* Begin EXTRACTED MATERIAL *
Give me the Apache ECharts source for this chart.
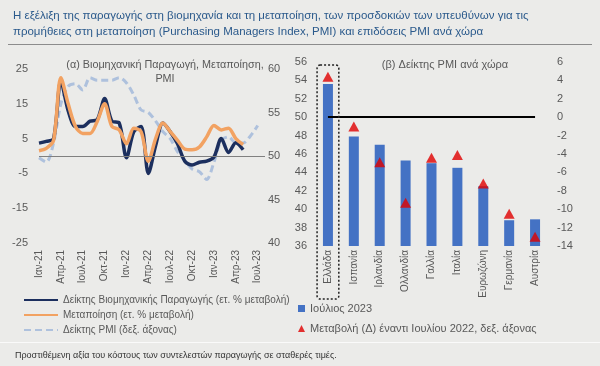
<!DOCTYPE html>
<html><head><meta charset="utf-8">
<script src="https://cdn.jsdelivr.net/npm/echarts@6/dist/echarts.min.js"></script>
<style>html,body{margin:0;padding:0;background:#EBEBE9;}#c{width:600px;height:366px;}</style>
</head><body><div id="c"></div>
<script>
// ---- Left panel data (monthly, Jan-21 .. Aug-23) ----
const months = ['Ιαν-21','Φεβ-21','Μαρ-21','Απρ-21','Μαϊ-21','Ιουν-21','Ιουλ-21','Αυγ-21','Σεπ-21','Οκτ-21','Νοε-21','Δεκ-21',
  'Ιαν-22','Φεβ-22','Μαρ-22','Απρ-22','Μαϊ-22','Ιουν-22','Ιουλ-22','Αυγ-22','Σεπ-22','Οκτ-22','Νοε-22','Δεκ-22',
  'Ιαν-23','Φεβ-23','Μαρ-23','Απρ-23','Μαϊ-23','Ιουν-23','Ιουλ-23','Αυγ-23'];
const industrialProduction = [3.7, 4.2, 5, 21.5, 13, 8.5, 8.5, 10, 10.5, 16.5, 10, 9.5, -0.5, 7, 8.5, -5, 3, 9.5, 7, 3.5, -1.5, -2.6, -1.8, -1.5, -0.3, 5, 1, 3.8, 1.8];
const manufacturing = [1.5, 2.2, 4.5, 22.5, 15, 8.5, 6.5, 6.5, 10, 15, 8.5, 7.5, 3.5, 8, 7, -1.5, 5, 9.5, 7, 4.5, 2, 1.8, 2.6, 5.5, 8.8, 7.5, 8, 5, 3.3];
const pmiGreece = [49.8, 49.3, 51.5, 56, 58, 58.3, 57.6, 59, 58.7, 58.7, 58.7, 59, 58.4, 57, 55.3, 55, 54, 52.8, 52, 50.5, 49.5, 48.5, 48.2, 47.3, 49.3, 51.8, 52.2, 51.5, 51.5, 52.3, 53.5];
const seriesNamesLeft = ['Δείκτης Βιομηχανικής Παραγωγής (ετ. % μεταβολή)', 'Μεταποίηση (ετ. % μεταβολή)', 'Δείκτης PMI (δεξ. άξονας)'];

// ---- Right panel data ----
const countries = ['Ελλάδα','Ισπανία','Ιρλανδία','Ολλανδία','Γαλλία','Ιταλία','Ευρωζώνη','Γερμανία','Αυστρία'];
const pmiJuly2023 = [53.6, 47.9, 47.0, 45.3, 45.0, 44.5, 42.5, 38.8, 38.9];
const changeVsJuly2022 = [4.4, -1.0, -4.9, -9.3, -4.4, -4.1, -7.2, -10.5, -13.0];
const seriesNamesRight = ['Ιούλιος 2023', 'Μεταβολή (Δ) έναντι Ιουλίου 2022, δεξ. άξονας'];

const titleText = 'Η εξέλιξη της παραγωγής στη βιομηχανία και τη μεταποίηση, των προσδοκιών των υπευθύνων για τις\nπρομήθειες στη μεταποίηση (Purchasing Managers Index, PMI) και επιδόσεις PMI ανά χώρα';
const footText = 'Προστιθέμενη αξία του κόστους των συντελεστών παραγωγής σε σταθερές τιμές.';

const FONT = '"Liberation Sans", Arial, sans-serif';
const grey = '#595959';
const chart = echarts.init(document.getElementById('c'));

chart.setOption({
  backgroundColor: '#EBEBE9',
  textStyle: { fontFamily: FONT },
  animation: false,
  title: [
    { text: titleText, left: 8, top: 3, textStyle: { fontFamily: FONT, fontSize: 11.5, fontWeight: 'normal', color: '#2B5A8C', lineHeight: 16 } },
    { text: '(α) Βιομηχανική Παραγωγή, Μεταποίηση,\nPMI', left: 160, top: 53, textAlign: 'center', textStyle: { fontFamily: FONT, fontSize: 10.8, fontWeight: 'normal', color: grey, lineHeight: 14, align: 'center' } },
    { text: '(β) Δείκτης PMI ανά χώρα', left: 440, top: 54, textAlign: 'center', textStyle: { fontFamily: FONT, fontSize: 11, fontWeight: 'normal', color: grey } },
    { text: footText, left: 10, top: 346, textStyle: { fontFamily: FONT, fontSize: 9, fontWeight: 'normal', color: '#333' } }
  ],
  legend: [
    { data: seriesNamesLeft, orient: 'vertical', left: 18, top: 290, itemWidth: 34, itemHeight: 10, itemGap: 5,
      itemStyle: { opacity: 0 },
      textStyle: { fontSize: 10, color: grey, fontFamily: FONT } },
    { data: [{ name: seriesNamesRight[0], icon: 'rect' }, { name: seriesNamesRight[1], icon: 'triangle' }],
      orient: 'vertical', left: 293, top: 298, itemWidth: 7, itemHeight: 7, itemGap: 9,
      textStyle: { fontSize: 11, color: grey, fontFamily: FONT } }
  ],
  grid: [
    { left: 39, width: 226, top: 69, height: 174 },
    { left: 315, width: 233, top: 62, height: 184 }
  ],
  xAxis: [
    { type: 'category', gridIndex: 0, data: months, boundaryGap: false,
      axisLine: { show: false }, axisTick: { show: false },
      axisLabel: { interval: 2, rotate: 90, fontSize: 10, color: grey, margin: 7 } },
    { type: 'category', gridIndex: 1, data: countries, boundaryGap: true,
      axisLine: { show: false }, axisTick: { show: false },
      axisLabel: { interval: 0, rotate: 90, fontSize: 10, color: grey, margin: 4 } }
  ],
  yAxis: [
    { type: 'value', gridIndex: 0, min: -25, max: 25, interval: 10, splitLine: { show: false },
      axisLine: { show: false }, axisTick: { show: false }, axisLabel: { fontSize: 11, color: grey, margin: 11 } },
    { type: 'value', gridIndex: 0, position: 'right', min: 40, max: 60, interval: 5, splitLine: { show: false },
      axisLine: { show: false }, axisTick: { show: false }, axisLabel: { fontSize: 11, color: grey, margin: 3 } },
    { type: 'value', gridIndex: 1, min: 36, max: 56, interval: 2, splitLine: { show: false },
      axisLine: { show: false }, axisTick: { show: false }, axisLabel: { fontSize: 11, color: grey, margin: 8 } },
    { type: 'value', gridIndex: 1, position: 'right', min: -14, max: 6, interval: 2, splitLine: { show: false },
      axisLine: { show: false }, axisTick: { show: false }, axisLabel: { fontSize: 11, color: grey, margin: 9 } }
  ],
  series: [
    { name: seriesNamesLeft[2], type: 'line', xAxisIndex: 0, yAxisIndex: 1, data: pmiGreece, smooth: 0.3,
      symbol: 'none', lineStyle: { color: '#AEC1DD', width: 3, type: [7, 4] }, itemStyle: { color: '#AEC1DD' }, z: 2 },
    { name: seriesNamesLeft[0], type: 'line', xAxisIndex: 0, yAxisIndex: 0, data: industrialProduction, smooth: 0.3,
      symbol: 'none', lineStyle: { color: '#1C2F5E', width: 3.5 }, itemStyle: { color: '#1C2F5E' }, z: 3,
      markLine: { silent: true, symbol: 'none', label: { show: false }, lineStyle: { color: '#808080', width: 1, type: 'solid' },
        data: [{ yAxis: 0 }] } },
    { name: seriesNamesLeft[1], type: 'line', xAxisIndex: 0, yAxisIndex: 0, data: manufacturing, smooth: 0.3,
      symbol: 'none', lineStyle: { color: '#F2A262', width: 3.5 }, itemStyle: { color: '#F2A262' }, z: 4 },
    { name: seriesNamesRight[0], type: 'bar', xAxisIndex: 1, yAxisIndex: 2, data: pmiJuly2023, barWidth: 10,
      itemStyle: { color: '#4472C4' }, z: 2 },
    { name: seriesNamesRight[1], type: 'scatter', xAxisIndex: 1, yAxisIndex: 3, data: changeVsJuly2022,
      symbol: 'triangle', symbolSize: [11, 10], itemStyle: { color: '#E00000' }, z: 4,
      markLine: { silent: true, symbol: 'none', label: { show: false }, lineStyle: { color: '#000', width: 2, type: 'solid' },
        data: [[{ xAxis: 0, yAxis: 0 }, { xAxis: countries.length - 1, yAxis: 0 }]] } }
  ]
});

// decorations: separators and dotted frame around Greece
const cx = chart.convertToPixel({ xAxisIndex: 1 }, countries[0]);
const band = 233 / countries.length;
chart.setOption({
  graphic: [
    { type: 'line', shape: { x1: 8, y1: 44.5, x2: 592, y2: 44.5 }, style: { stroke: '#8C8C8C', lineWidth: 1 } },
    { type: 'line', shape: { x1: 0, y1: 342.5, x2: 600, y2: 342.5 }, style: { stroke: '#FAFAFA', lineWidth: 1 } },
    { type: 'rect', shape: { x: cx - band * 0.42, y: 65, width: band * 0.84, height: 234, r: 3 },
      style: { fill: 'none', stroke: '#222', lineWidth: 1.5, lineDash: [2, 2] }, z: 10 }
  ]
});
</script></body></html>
* End EXTRACTED MATERIAL *
* Begin EXTRACTED MATERIAL *
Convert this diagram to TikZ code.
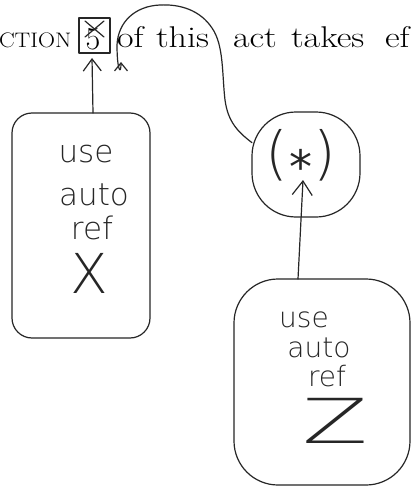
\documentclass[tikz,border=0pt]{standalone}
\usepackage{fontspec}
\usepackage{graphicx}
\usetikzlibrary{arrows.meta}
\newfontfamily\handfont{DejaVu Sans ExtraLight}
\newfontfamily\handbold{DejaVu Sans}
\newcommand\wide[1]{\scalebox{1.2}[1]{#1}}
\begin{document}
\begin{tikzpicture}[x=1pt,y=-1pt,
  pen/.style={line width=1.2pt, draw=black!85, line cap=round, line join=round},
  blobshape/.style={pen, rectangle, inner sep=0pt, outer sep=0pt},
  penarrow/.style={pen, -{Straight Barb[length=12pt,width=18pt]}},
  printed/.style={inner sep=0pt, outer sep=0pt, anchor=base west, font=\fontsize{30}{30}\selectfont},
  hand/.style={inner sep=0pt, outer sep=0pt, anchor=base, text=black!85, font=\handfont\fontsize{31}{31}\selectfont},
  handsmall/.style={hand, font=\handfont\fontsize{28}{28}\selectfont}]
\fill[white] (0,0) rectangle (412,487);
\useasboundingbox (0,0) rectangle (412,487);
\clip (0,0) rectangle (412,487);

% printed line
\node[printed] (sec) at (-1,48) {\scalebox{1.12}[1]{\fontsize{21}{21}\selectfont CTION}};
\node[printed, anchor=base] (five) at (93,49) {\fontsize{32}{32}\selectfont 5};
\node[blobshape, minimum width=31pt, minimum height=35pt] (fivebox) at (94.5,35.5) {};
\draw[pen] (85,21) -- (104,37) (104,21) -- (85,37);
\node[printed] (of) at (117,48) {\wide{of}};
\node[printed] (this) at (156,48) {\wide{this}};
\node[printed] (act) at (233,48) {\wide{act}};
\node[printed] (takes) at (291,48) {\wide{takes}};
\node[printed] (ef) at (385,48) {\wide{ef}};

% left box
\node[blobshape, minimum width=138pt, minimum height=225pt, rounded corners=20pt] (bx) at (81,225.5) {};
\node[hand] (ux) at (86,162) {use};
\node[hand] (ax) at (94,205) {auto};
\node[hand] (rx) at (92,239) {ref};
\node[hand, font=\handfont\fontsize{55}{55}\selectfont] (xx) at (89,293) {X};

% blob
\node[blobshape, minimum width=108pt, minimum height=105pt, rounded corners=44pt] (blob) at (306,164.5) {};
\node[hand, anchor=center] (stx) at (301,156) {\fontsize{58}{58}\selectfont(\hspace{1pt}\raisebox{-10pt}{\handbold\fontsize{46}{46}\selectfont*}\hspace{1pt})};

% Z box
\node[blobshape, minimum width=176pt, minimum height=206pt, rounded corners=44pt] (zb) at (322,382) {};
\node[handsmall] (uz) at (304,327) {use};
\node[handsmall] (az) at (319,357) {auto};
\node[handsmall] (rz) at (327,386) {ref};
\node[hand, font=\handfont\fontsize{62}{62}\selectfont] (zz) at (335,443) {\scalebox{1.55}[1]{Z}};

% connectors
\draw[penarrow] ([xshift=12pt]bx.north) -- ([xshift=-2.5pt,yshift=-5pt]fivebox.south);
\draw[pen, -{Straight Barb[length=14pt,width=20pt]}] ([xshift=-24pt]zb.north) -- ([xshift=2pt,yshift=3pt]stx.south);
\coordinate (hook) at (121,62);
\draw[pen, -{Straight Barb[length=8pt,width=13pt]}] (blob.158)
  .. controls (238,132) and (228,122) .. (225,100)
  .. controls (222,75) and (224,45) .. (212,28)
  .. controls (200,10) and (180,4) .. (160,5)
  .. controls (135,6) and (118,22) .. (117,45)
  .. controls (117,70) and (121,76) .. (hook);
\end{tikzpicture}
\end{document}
* End EXTRACTED MATERIAL *
Your first line is the one with "Convert this diagram to TikZ code.", and your last is the one with "(ef) at (385,48)". Copy those and every line between them exactly, without any pictures.

● RESPONSE TO THE TASK:
Convert this diagram to TikZ code.
\documentclass[tikz,border=0pt]{standalone}
\usepackage{fontspec}
\usepackage{graphicx}
\usetikzlibrary{arrows.meta}
\newfontfamily\handfont{DejaVu Sans ExtraLight}
\newfontfamily\handbold{DejaVu Sans}
\newcommand\wide[1]{\scalebox{1.2}[1]{#1}}
\begin{document}
\begin{tikzpicture}[x=1pt,y=-1pt,
  pen/.style={line width=1.2pt, draw=black!85, line cap=round, line join=round},
  blobshape/.style={pen, rectangle, inner sep=0pt, outer sep=0pt},
  penarrow/.style={pen, -{Straight Barb[length=12pt,width=18pt]}},
  printed/.style={inner sep=0pt, outer sep=0pt, anchor=base west, font=\fontsize{30}{30}\selectfont},
  hand/.style={inner sep=0pt, outer sep=0pt, anchor=base, text=black!85, font=\handfont\fontsize{31}{31}\selectfont},
  handsmall/.style={hand, font=\handfont\fontsize{28}{28}\selectfont}]
\fill[white] (0,0) rectangle (412,487);
\useasboundingbox (0,0) rectangle (412,487);
\clip (0,0) rectangle (412,487);

% printed line
\node[printed] (sec) at (-1,48) {\scalebox{1.12}[1]{\fontsize{21}{21}\selectfont CTION}};
\node[printed, anchor=base] (five) at (93,49) {\fontsize{32}{32}\selectfont 5};
\node[blobshape, minimum width=31pt, minimum height=35pt] (fivebox) at (94.5,35.5) {};
\draw[pen] (85,21) -- (104,37) (104,21) -- (85,37);
\node[printed] (of) at (117,48) {\wide{of}};
\node[printed] (this) at (156,48) {\wide{this}};
\node[printed] (act) at (233,48) {\wide{act}};
\node[printed] (takes) at (291,48) {\wide{takes}};
\node[printed] (ef) at (385,48) {\wide{ef}};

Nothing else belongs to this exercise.